PROBLEM REQUIREMENTS.
Under this line sits a listing. Repeat exactly and only its lines from the one holding "Reproduce this chart with Plotly." through the one holding "import plotly.graph_objects as go"; skip pictures.

STORED RECORDS.
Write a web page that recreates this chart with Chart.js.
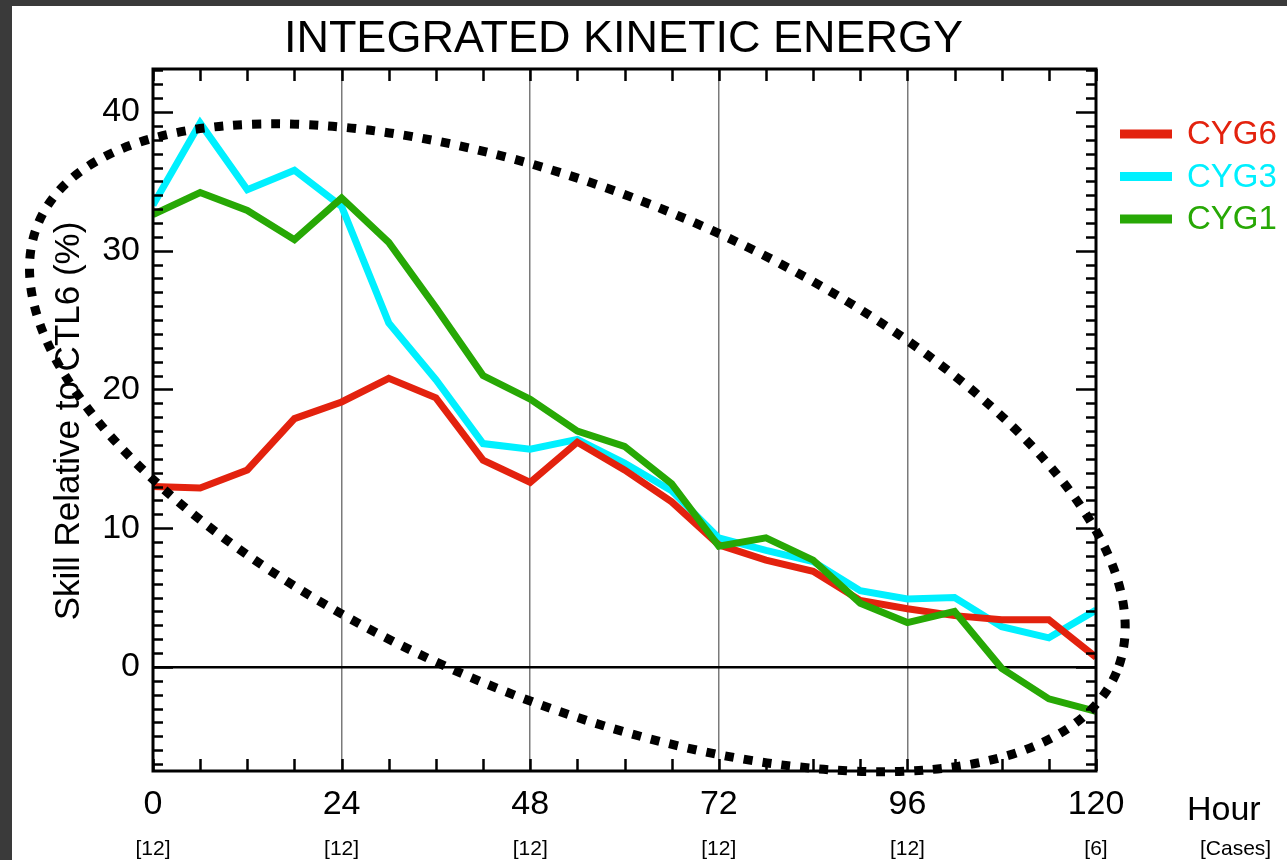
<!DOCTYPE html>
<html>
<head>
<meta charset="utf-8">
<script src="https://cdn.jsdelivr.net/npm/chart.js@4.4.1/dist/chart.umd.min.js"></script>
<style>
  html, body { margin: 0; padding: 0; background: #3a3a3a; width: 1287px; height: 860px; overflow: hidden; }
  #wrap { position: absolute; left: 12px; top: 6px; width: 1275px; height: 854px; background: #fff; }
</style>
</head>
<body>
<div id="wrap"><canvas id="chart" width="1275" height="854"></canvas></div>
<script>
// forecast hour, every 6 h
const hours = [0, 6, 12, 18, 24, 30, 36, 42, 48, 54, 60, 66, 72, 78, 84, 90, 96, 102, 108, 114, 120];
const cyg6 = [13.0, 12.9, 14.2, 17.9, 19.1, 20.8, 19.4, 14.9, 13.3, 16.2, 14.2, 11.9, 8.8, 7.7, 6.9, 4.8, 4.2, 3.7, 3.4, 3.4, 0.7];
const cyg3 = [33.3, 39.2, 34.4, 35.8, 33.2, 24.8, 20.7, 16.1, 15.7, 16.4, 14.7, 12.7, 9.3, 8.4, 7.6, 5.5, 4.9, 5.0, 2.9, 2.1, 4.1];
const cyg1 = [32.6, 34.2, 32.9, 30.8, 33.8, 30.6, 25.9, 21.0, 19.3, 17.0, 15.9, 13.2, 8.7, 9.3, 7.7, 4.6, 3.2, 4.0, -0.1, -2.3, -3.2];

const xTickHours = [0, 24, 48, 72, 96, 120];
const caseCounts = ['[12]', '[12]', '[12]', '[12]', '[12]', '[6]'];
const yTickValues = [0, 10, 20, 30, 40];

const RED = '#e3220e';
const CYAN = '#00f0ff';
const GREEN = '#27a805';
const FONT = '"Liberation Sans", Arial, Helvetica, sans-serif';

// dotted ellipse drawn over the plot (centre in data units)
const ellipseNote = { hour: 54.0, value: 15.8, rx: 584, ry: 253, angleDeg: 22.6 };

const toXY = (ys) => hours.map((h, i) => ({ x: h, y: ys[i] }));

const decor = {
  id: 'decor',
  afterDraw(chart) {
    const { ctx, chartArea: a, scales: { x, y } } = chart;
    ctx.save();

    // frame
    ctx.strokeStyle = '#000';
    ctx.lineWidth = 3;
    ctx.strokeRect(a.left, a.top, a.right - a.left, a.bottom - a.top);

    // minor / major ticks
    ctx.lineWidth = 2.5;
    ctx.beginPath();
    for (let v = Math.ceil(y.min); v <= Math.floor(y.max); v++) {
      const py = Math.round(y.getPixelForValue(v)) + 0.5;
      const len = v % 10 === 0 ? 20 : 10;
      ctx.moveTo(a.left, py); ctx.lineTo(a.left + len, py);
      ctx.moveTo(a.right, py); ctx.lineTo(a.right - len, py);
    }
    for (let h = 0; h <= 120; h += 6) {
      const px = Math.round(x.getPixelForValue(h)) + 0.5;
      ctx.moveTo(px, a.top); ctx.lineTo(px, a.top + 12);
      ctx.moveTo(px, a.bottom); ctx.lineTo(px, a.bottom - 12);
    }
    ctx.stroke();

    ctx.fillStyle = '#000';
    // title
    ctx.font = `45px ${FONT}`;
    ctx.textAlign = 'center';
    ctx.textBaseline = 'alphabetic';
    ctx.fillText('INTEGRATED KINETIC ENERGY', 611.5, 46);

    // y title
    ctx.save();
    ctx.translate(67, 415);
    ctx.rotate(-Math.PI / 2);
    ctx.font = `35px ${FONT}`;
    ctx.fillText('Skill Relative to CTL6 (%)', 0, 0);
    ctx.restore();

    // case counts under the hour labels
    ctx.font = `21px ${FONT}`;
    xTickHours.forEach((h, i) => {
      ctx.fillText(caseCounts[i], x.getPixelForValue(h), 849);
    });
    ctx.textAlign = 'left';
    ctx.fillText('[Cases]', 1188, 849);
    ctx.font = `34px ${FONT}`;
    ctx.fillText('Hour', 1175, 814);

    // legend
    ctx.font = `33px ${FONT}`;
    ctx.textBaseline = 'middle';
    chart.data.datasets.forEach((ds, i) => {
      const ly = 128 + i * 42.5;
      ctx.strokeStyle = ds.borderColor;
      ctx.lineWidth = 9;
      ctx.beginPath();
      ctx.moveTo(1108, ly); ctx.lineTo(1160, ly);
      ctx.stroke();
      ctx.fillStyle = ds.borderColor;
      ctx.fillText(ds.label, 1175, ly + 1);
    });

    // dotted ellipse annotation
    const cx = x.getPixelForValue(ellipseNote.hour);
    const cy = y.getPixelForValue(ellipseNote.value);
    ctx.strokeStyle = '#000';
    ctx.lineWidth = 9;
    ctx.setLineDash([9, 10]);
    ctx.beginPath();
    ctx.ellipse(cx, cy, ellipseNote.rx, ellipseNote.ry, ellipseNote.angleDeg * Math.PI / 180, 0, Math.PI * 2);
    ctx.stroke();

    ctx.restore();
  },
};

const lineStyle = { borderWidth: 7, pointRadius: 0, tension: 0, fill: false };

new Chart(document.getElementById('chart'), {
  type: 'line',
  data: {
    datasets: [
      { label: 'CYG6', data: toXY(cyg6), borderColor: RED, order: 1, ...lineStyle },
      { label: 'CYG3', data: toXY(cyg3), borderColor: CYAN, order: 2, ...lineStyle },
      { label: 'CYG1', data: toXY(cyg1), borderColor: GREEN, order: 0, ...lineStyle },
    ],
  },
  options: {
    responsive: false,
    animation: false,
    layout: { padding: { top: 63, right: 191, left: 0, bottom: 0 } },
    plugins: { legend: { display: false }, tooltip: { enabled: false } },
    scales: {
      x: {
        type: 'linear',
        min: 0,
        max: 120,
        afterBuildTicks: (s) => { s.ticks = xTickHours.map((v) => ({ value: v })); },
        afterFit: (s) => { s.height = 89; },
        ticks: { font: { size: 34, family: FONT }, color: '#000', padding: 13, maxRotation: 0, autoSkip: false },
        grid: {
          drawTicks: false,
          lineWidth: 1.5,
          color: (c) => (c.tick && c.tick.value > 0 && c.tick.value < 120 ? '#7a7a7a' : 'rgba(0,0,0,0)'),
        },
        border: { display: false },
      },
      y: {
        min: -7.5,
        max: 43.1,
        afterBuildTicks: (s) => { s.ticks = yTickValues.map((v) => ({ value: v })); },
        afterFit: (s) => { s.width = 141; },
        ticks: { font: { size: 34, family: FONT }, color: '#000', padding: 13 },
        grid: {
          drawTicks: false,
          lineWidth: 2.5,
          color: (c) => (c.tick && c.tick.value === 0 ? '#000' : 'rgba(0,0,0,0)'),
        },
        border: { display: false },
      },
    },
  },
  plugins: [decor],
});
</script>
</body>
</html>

---

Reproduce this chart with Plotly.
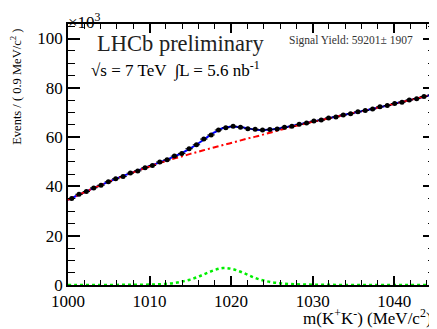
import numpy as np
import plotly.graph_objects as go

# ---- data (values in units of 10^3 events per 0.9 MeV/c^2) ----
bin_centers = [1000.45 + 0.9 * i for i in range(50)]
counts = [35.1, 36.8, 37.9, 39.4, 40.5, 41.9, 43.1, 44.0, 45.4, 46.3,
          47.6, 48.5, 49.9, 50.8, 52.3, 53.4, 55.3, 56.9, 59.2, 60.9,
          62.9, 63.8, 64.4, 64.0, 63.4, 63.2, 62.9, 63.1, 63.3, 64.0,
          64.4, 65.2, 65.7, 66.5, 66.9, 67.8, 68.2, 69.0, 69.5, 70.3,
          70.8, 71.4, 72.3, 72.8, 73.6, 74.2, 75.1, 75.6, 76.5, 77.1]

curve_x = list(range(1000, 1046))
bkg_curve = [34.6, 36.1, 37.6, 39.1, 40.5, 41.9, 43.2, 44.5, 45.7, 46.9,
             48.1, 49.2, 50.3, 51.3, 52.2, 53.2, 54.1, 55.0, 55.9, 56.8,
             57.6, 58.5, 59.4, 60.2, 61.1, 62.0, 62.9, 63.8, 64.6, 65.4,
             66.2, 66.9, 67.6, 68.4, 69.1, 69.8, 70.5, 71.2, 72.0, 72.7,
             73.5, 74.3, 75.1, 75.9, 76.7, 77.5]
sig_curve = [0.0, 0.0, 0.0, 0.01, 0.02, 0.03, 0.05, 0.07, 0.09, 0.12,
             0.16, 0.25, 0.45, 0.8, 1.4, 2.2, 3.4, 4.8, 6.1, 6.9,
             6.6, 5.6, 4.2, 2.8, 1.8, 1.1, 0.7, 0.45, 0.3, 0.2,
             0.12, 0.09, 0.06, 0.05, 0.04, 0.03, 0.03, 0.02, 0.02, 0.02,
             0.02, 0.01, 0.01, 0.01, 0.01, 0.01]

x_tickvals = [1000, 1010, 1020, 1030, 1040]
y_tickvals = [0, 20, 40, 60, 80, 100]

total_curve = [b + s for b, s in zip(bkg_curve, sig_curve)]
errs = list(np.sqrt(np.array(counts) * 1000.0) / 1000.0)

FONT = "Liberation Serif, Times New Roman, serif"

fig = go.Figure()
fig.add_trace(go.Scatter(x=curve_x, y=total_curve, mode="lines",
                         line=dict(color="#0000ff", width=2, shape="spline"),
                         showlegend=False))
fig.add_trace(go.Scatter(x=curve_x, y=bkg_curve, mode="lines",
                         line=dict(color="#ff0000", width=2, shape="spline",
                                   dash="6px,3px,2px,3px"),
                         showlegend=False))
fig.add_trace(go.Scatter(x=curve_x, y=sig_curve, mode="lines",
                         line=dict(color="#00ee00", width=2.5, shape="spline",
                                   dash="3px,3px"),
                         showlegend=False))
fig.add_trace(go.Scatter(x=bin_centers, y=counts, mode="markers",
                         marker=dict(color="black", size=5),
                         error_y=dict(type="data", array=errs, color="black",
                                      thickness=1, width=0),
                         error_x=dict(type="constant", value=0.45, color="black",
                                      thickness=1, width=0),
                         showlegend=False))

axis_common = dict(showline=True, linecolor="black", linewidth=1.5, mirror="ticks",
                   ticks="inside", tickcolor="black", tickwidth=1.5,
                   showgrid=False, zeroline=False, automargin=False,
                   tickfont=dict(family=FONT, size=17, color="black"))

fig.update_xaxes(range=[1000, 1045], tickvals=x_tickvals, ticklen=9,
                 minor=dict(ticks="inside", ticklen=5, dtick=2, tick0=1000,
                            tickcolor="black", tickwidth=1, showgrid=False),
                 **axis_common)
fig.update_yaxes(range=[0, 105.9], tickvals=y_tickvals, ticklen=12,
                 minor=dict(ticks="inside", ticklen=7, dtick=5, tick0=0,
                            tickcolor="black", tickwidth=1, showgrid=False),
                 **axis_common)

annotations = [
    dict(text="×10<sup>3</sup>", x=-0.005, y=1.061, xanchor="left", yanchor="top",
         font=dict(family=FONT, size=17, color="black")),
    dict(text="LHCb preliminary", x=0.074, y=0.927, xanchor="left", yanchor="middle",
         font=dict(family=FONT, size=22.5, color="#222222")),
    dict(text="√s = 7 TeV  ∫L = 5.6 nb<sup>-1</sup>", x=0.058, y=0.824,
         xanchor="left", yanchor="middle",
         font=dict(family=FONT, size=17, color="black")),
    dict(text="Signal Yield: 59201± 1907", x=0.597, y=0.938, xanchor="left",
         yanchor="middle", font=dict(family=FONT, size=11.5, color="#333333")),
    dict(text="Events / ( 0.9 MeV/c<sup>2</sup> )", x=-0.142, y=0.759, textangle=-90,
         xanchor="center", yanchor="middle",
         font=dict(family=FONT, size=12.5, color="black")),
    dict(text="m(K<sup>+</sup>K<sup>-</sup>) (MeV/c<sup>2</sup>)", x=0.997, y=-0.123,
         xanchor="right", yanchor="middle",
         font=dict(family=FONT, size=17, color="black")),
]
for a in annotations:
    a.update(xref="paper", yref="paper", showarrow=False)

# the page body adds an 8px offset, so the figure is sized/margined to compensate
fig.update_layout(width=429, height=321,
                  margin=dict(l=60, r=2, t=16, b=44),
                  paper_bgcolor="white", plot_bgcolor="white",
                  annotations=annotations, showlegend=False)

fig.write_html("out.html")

==

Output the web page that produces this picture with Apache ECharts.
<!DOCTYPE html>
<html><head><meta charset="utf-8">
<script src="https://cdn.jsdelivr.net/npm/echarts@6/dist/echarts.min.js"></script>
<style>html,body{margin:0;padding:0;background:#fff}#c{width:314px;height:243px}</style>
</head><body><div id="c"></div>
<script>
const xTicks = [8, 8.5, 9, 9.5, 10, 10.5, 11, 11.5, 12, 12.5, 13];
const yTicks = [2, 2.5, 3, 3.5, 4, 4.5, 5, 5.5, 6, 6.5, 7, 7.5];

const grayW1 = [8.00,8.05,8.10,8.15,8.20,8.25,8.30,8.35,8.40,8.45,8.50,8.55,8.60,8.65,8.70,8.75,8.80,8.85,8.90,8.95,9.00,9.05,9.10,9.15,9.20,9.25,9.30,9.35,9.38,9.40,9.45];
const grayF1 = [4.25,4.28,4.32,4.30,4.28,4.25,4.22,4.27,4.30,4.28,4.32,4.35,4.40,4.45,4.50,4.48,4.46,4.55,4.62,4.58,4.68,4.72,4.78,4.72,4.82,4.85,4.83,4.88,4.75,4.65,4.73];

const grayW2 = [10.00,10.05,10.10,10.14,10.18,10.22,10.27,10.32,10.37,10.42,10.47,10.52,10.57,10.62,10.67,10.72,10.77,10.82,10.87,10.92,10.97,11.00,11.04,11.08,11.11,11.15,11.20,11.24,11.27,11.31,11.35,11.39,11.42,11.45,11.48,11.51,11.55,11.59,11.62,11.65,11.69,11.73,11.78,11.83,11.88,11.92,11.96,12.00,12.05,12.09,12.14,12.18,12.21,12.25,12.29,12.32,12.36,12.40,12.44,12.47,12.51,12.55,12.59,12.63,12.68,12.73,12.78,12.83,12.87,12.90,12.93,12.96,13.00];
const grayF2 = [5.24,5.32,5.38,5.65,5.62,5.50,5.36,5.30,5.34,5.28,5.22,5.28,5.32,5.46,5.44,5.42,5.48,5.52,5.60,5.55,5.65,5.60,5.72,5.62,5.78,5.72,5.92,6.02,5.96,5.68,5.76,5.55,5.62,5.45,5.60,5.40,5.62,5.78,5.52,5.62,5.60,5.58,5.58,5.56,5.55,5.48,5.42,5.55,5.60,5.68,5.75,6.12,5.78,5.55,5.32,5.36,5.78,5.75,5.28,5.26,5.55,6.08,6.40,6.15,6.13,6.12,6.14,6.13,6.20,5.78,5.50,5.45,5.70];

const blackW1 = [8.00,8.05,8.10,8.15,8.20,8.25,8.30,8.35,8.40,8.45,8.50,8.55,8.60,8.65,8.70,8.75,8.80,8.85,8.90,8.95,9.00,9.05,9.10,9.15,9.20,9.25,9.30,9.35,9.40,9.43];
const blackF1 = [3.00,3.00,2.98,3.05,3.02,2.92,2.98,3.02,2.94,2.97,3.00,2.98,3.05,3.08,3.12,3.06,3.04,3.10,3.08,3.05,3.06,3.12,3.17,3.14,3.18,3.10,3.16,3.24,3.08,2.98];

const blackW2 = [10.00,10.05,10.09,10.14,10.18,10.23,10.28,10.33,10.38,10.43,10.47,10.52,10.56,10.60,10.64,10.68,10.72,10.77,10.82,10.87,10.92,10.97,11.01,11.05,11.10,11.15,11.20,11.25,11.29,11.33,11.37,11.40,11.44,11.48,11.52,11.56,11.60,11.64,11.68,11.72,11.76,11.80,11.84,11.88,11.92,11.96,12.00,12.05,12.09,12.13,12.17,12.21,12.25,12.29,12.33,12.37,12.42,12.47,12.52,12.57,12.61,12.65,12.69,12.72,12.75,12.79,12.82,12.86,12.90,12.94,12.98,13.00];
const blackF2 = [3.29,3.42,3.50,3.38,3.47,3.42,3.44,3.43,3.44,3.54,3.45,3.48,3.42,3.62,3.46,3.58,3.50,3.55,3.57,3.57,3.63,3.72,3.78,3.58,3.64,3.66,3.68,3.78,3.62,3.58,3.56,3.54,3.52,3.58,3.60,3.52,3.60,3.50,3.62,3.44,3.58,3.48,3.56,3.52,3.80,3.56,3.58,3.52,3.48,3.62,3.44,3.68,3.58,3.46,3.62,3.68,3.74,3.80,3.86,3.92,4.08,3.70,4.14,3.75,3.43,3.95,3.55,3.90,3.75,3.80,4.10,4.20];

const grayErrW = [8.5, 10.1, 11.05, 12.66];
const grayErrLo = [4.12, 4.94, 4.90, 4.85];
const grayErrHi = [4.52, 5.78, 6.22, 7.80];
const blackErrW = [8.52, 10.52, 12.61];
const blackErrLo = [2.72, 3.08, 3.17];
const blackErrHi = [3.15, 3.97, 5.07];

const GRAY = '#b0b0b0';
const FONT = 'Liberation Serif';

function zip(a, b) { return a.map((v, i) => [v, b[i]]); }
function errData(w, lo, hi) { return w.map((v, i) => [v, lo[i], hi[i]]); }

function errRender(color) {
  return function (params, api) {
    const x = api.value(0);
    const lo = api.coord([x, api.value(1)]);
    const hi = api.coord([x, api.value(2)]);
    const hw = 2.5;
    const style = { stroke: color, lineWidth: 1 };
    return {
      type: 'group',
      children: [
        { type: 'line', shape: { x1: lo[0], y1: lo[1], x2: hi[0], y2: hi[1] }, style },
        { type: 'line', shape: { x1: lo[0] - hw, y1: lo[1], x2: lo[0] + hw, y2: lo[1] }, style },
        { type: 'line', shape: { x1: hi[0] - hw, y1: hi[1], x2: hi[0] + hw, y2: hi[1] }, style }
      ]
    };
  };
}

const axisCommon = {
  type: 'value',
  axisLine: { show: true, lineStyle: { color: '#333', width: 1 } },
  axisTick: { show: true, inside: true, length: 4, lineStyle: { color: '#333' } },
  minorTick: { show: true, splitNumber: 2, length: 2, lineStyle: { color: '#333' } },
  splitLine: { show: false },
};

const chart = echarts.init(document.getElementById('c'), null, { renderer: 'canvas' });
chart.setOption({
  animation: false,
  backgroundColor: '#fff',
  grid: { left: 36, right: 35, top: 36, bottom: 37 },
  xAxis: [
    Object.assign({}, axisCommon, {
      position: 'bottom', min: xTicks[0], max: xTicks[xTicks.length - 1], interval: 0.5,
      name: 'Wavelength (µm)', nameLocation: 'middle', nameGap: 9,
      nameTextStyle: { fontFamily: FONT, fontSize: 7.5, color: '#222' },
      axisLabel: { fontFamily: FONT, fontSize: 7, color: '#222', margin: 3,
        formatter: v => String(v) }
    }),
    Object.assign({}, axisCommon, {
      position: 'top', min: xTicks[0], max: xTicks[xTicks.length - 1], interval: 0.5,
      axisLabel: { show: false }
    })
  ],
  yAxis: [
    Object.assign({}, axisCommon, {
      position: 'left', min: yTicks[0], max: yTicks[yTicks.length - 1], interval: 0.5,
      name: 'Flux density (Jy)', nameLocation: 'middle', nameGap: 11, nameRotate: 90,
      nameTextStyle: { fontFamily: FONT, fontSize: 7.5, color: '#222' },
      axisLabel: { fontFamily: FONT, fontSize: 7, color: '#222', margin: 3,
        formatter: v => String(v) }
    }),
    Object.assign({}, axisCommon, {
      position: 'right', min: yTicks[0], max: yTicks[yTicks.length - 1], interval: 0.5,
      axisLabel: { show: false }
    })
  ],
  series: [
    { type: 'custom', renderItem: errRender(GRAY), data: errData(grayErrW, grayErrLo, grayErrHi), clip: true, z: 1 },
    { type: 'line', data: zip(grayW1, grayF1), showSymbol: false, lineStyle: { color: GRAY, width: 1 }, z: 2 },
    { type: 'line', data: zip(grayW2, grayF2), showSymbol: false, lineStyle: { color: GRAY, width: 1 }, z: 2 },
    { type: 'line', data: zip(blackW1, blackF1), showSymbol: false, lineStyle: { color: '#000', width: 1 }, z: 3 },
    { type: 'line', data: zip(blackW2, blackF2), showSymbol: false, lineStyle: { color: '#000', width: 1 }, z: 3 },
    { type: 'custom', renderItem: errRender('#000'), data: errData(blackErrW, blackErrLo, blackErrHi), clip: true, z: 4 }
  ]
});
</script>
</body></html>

THE REPLY.
Reproduce this chart with Plotly.
import numpy as np
import plotly.graph_objects as go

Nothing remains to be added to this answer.